Retype the stretch of lines that starts at the line containing "What Bokeh code" and ends at the line containing "from bokeh.resources import INLINE", inclusive. Do not include pictures.

BEGIN MATERIAL FOR THIS TASK

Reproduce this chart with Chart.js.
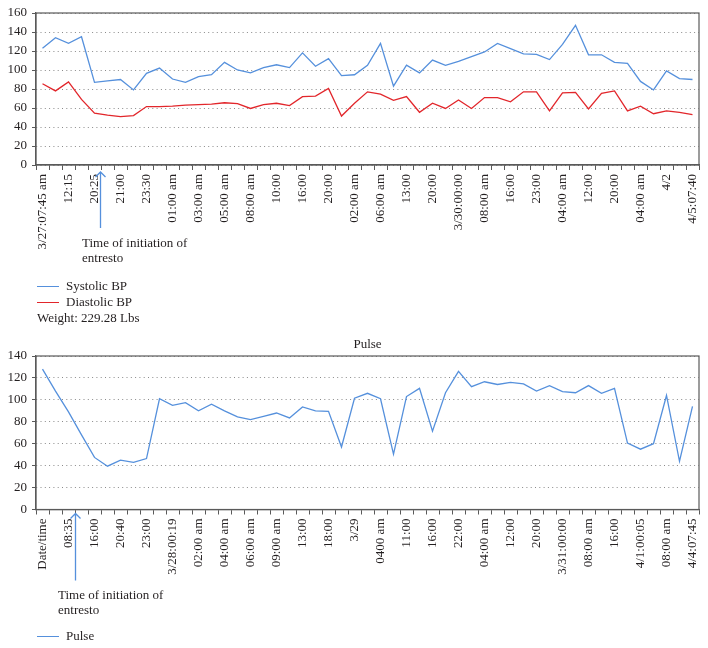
<!DOCTYPE html>
<html lang="en">
<head>
    <meta charset="UTF-8">
    <title>BP and pulse</title>
    <script src="https://cdn.jsdelivr.net/npm/chart.js"></script>
    <style>
        body { margin: 0; background: #fff; }
        #wrap { position: relative; width: 708px; height: 648px; font-family: "Liberation Serif", "DejaVu Serif", serif; color: #231f20; font-size: 13px; }
        #wrap canvas { position: absolute; left: 0; }
        .txt { position: absolute; line-height: 15px; white-space: nowrap; }
        .swatch { position: absolute; width: 22px; height: 0; border-top: 1.3px solid; }
    </style>
</head>
<body>
<div id="wrap">
    <canvas id="bpChart" width="708" height="330" style="top:0"></canvas>
    <canvas id="pulseChart" width="708" height="318" style="top:330px"></canvas>

    <!-- notes + legend for BP chart -->
    <div class="txt" style="left:82px; top:235px;">Time of initiation of<br>entresto</div>
    <div class="swatch" style="left:37px; top:286px; border-color:#5590dc;"></div>
    <div class="txt" style="left:66px; top:278px;">Systolic BP</div>
    <div class="swatch" style="left:37px; top:302px; border-color:#e2262b;"></div>
    <div class="txt" style="left:66px; top:294px;">Diastolic BP</div>
    <div class="txt" style="left:37px; top:310px;">Weight: 229.28 Lbs</div>

    <!-- notes + legend for pulse chart -->
    <div class="txt" style="left:58px; top:587px;">Time of initiation of<br>entresto</div>
    <div class="swatch" style="left:37px; top:636px; border-color:#5590dc;"></div>
    <div class="txt" style="left:66px; top:628px;">Pulse</div>
</div>

<script>
    // BP readings (51 readings, every second one labelled)
    const bpTickLabels = ['3/27:07:45 am', '12:15', '20:25', '21:00', '23:30', '01:00 am', '03:00 am', '05:00 am',
        '08:00 am', '10:00', '16:00', '20:00', '02:00 am', '06:00 am', '13:00', '20:00', '3/30:00:00', '08:00 am',
        '16:00', '23:00', '04:00 am', '12:00', '20:00', '04:00 am', '4/2', '4/5:07:40'];
    const systolic = [123, 134, 128, 135, 87, 88.5, 90, 79, 96.5, 102, 90.5, 87, 93, 95, 108, 100, 97, 102.5, 105.5,
        102.5, 118, 104, 112, 94, 95, 105, 128, 83, 105, 97, 110.5, 105, 109, 114, 119, 128, 122.5, 117, 116.5, 111,
        127, 147, 116, 116, 108, 107, 88, 79, 99, 91, 90];
    const diastolic = [85.5, 78, 87.5, 69, 54.5, 52.5, 51, 52, 61.5, 61.5, 62, 63, 63.5, 64, 65.5, 64.5, 59.5, 63.5,
        65, 62.5, 72, 72.5, 80.5, 51.5, 65, 77, 74.5, 68, 72, 55.5, 65, 59.5, 68.5, 59.5, 71, 71, 66.5, 77, 77, 57,
        76, 76.5, 59, 75.5, 78, 57, 62, 54, 57, 55.5, 53];

    // pulse readings
    const pulseTickLabels = ['Date/time', '08:35', '16:00', '20:40', '23:00', '3/28:00:19', '02:00 am', '04:00 am',
        '06:00 am', '09:00 am', '13:00', '18:00', '3/29', '0400 am', '11:00', '16:00', '22:00', '04:00 am', '12:00',
        '20:00', '3/31:00:00', '08:00 am', '16:00', '4/1:00:05', '08:00 am', '4/4:07:45'];
    const pulse = [128, 108, 89, 68, 47.5, 39.5, 45, 43, 46.5, 101, 95, 97.5, 90, 96, 90, 84.5, 82, 85, 88, 83.5,
        93.5, 90, 89.5, 57, 101.5, 106, 101, 50.5, 103, 110.5, 71.5, 106.5, 126, 112, 116.5, 114, 116, 114.5, 108,
        113, 107.5, 106.5, 113, 106, 110.5, 60.5, 55, 60, 104, 44, 94];

    // where entresto was started (position on the category axis)
    const bpStartIndex = 4.45;
    const pulseStartIndex = 2.52;

    const FONT = '"Liberation Serif", "DejaVu Serif", serif';
    const TEXT = '#231f20';
    const AXIS = '#5a5a5a';
    const BLUE = '#5590dc';
    const RED = '#e2262b';

    // labels only on every other reading
    function spread(labels, n) {
        return Array.from({length: n}, (_, i) => (i % 2 === 0 ? (labels[i / 2] || '') : ''));
    }

    // frame around the plot + the arrow for the start of entresto
    const framePlugin = {
        id: 'frameAndArrow',
        afterDraw(chart, args, opts) {
            const {ctx, chartArea: a, scales} = chart;
            ctx.save();
            ctx.strokeStyle = AXIS;
            ctx.lineWidth = 1.2;
            ctx.strokeRect(a.left, a.top, a.right - a.left, a.bottom - a.top);

            const x = Math.round(scales.x.getPixelForValue(opts.at)) + 0.5;
            const y1 = a.bottom + opts.from;
            const y2 = a.bottom + opts.to;
            ctx.strokeStyle = BLUE;
            ctx.lineWidth = 1.3;
            ctx.beginPath();
            ctx.moveTo(x, y2);
            ctx.lineTo(x, y1);
            ctx.moveTo(x - 5, y1 + 5);
            ctx.lineTo(x, y1);
            ctx.lineTo(x + 5, y1 + 5);
            ctx.stroke();
            ctx.restore();
        }
    };

    function makeOptions(max, xAxisHeight, padBottom, padTop, arrow, title) {
        return {
            responsive: false,
            animation: false,
            layout: {padding: {top: padTop, right: 9, bottom: padBottom, left: 0}},
            plugins: {
                legend: {display: false},
                tooltip: {enabled: false},
                title: title ? {
                    display: true, text: title, fullSize: false, color: TEXT,
                    font: {family: FONT, size: 13, weight: 'normal'},
                    padding: {top: 7, bottom: 3.4}
                } : {display: false},
                frameAndArrow: arrow
            },
            scales: {
                x: {
                    offset: true,
                    grid: {offset: true, drawOnChartArea: false, drawTicks: true, tickLength: 5, tickColor: AXIS, tickBorderDash: []},
                    border: {color: AXIS, width: 1.2},
                    ticks: {autoSkip: false, maxRotation: 90, minRotation: 90, padding: 4, color: TEXT, font: {family: FONT, size: 13}},
                    afterFit: s => { s.height = xAxisHeight; s.paddingLeft = 0; s.paddingRight = 0; }
                },
                y: {
                    min: 0, max: max,
                    ticks: {stepSize: 20, padding: 5, color: TEXT, font: {family: FONT, size: 13}},
                    grid: {color: '#8a8a8a', tickLength: 4, tickColor: AXIS, tickBorderDash: []},
                    border: {color: AXIS, width: 1.2, dash: [1, 3.3]},
                    afterFit: s => { s.width = 36; }
                }
            }
        };
    }

    new Chart(document.getElementById('bpChart'), {
        type: 'line',
        data: {
            labels: spread(bpTickLabels, systolic.length),
            datasets: [
                {label: 'Systolic BP', data: systolic, borderColor: BLUE, borderWidth: 1.3, pointRadius: 0, tension: 0},
                {label: 'Diastolic BP', data: diastolic, borderColor: RED, borderWidth: 1.3, pointRadius: 0, tension: 0}
            ]
        },
        options: makeOptions(160, 100, 65, 13, {at: bpStartIndex, from: 7, to: 63}),
        plugins: [framePlugin]
    });

    new Chart(document.getElementById('pulseChart'), {
        type: 'line',
        data: {
            labels: spread(pulseTickLabels, pulse.length),
            datasets: [
                {label: 'Pulse', data: pulse, borderColor: BLUE, borderWidth: 1.3, pointRadius: 0, tension: 0}
            ]
        },
        options: makeOptions(140, 100, 38.5, 0, {at: pulseStartIndex, from: 4, to: 71}, 'Pulse'),
        plugins: [framePlugin]
    });
</script>
</body>
</html>
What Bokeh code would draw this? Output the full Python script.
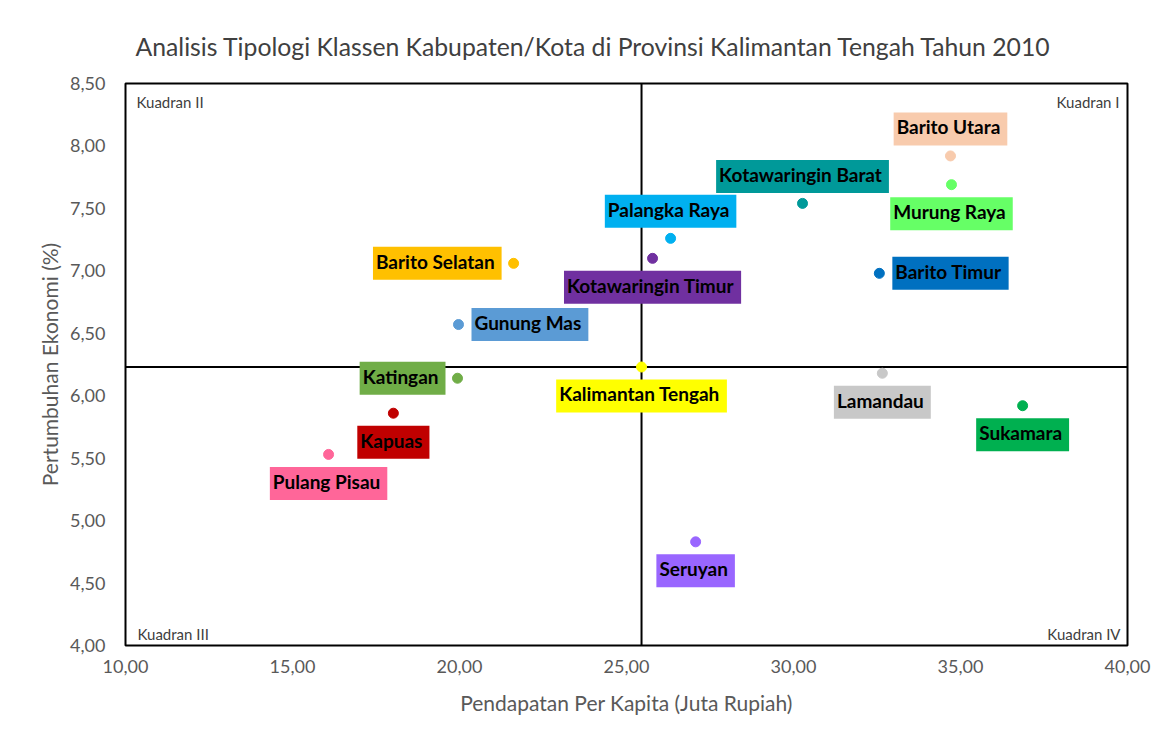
from bokeh.plotting import figure
from bokeh.models import Range1d, FixedTicker, CustomJSTickFormatter, Span, Label
from bokeh.core.properties import value
from bokeh.embed import file_html
from bokeh.resources import INLINE

# ---------------- data ----------------
regions = ["Barito Utara", "Murung Raya", "Kotawaringin Barat", "Palangka Raya",
           "Kotawaringin Timur", "Barito Selatan", "Barito Timur", "Gunung Mas",
           "Kalimantan Tengah", "Katingan", "Lamandau", "Sukamara", "Kapuas",
           "Pulang Pisau", "Seruyan"]
pendapatan_per_kapita = [34.70, 34.73, 30.27, 26.32, 25.78, 21.62, 32.57, 19.97,
                         25.45, 19.94, 32.66, 36.86, 18.02, 16.08, 27.07]
pertumbuhan_ekonomi = [7.92, 7.69, 7.54, 7.26, 7.10, 7.06, 6.98, 6.57,
                       6.23, 6.14, 6.18, 5.92, 5.86, 5.53, 4.83]
x_ticks = [10, 15, 20, 25, 30, 35, 40]
y_ticks = [4.0, 4.5, 5.0, 5.5, 6.0, 6.5, 7.0, 7.5, 8.0, 8.5]
quadrant_names = ["Kuadran I", "Kuadran II", "Kuadran III", "Kuadran IV"]
provinsi = "Kalimantan Tengah"
title_text = "Analisis Tipologi Klassen Kabupaten/Kota di Provinsi Kalimantan Tengah Tahun 2010"

# ---------------- styles ----------------
colors = ["#F8CBAD", "#66FF66", "#009999", "#00B0F0", "#7030A0", "#FFC000",
          "#0070C0", "#5B9BD5", "#FFFF00", "#70AD47", "#C8C8C8", "#00B050",
          "#C00000", "#FF6699", "#9966FF"]
placement = ["above", "below", "above", "above", "below", "left", "right", "right",
             "below", "left", "below", "below", "below", "below", "below"]

FONT = "Lato"
PADX, PADY = 7, 3

p = figure(width=1168, height=735, output_backend="svg", toolbar_location=None,
           x_range=Range1d(10, 40), y_range=Range1d(4, 8.5),
           min_border_left=125, min_border_right=41, min_border_top=83,
           min_border_bottom=90)
p.outline_line_color = "black"
p.outline_line_width = 2
p.xgrid.visible = False
p.ygrid.visible = False
p.background_fill_color = "white"
p.border_fill_color = "white"

p.title.text = title_text
p.title.align = "left"
p.title.offset = 10
p.title.standoff = 46
p.title.text_font = FONT
p.title.text_font_size = "24.75px"
p.title.text_font_style = "normal"
p.title.text_color = "#404040"

fmt = CustomJSTickFormatter(code="return tick.toFixed(2).replace('.', ',');")
for ax, ticks in ((p.xaxis[0], x_ticks), (p.yaxis[0], y_ticks)):
    ax.ticker = FixedTicker(ticks=ticks)
    ax.formatter = fmt
    ax.axis_line_color = None
    ax.major_tick_line_color = None
    ax.minor_tick_line_color = None
    ax.major_label_text_font = FONT
    ax.major_label_text_font_size = "18px"
    ax.major_label_text_color = "#595959"
    ax.axis_label_text_font = FONT
    ax.axis_label_text_font_size = "21px"
    ax.axis_label_text_font_style = "normal"
    ax.axis_label_text_color = "#595959"

p.xaxis.axis_label = "Pendapatan Per Kapita (Juta Rupiah)"
p.yaxis.axis_label = "Pertumbuhan Ekonomi (%)"
p.xaxis.major_label_standoff = 8
p.yaxis.major_label_standoff = 14
p.xaxis.axis_label_standoff = 14
p.yaxis.axis_label_standoff = 5

# quadrant divider lines at the provincial values
ip = regions.index(provinsi)
p.add_layout(Span(location=pendapatan_per_kapita[ip], dimension="height",
                  line_color="black", line_width=2, level="underlay"))
p.add_layout(Span(location=pertumbuhan_ekonomi[ip], dimension="width",
                  line_color="black", line_width=2, level="underlay"))

# points
p.scatter(pendapatan_per_kapita, pertumbuhan_ekonomi, size=10, fill_color=colors,
          line_color=colors)

# labels with coloured boxes
for name, xv, yv, c, pl in zip(regions, pendapatan_per_kapita, pertumbuhan_ekonomi,
                               colors, placement):
    if pl == "above":
        align, xo, yo = "center", 0, -27
    elif pl == "below":
        align, xo, yo = "center", 0, 29
    elif pl == "left":
        align, xo, yo = "right", -12, 0
    else:
        align, xo, yo = "left", 13, 0
    p.text(x=[xv], y=[yv], text=[name], text_align=align, text_baseline="middle",
           x_offset=xo, y_offset=yo, text_font=value(FONT), text_font_style="bold",
           text_font_size="19px", text_color="black",
           background_fill_color=c, padding=(PADY, PADX, PADY, PADX))

# quadrant labels
xr, yr = p.x_range, p.y_range
qpos = [(xr.end, yr.end, "right", -8, -18), (xr.start, yr.end, "left", 11, -18),
        (xr.start, yr.start, "left", 12, 12), (xr.end, yr.start, "right", -7, 12)]
for q, (qx, qy, qa, qxo, qyo) in zip(quadrant_names, qpos):
    p.add_layout(Label(x=qx, y=qy, text=q, text_align=qa, text_baseline="middle",
                       x_offset=qxo, y_offset=qyo, text_font=FONT,
                       text_font_size="15px", text_color="#404040"))

open("out.html", "w").write(file_html(p, INLINE))
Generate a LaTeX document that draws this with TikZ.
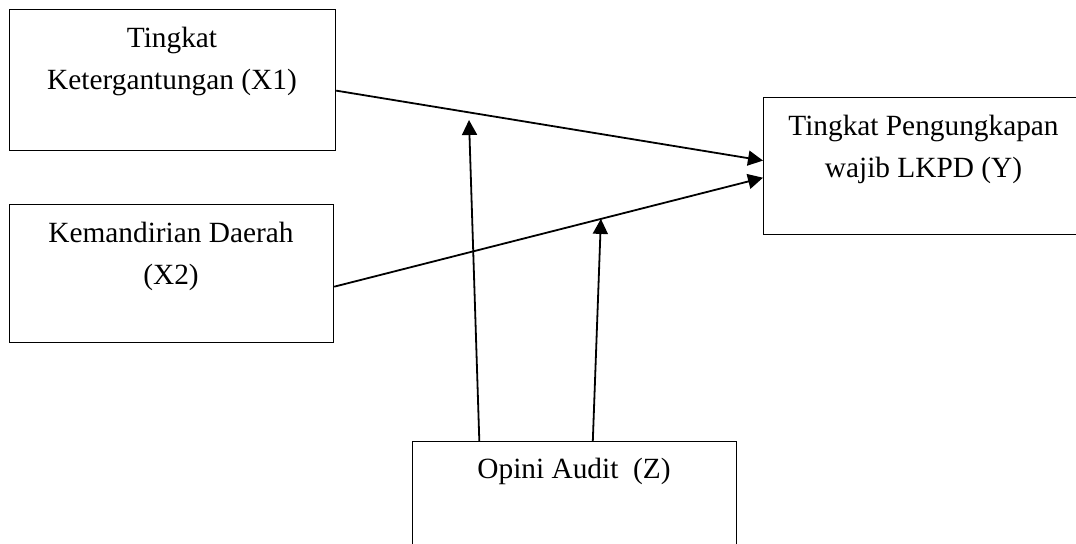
\documentclass[tikz,border=0pt]{standalone}
\usepackage{fontspec}
\setmainfont{Liberation Serif}
\usetikzlibrary{arrows.meta,calc}
\begin{document}
\begin{tikzpicture}[x=0.5pt,y=-0.5pt,
  boxnode/.style={draw=black,line width=0.6pt,rectangle,anchor=north west,inner sep=0pt},
  boxtext/.style={anchor=north,inner sep=0pt,align=center,font=\fontsize{14.67pt}{21pt}\selectfont},
  arr/.style={line width=0.9pt,-{Triangle[length=7.5pt,width=7.5pt]}}]
\useasboundingbox (0,0) rectangle (1076,543);
\clip (0,0) rectangle (1076,543);
\fill[white] (0,0) rectangle (1076,543);
% boxes
\node[boxnode,minimum width=163pt,minimum height=70.5pt] (x1) at (9,9) {};
\node[boxnode,minimum width=162pt,minimum height=69pt] (x2) at (9,204) {};
\node[boxnode,minimum width=160.5pt,minimum height=68.5pt] (y) at (763,97) {};
\node[boxnode,minimum width=162pt,minimum height=60pt] (z) at (412,441) {};
% texts
\node[boxtext] (tx1) at (172,27) {Tingkat\\Ketergantungan (X1)};
\node[boxtext] (tx2) at (171,222) {Kemandirian Daerah\\(X2)};
\node[boxtext] (ty) at (923.5,115) {Tingkat Pengungkapan\\wajib LKPD (Y)};
\node[boxtext] (tz) at (574,458) {Opini Audit~~(Z)};
% connectors
\coordinate (s1) at ($(x1.north east)!0.574!(x1.south east)$);
\coordinate (e1) at ($(y.north west)!0.46!(y.south west)$);
\coordinate (s2) at ($(x2.north east)!0.594!(x2.south east)$);
\coordinate (e2) at ($(y.north west)!0.584!(y.south west)$);
\draw[arr] (s1) -- (e1);
\draw[arr] (s2) -- (e2);
\coordinate (zs1) at ($(z.north west)!0.207!(z.north east)$);
\coordinate (zs2) at ($(z.north west)!0.556!(z.north east)$);
\coordinate (t1) at (469,120);
\coordinate (t2) at ($(s2)!0.622!(e2)$);
\draw[arr] (zs1) -- (t1);
\draw[arr] (zs2) -- (t2);
\end{tikzpicture}
\end{document}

END MATERIAL FOR THIS TASK

[FULL SOLUTION]
What Bokeh code would draw this? Output the full Python script.
from bokeh.plotting import figure
from bokeh.models import Range1d, FixedTicker, CustomJSTickFormatter, Span, Label
from bokeh.core.properties import value
from bokeh.embed import file_html
from bokeh.resources import INLINE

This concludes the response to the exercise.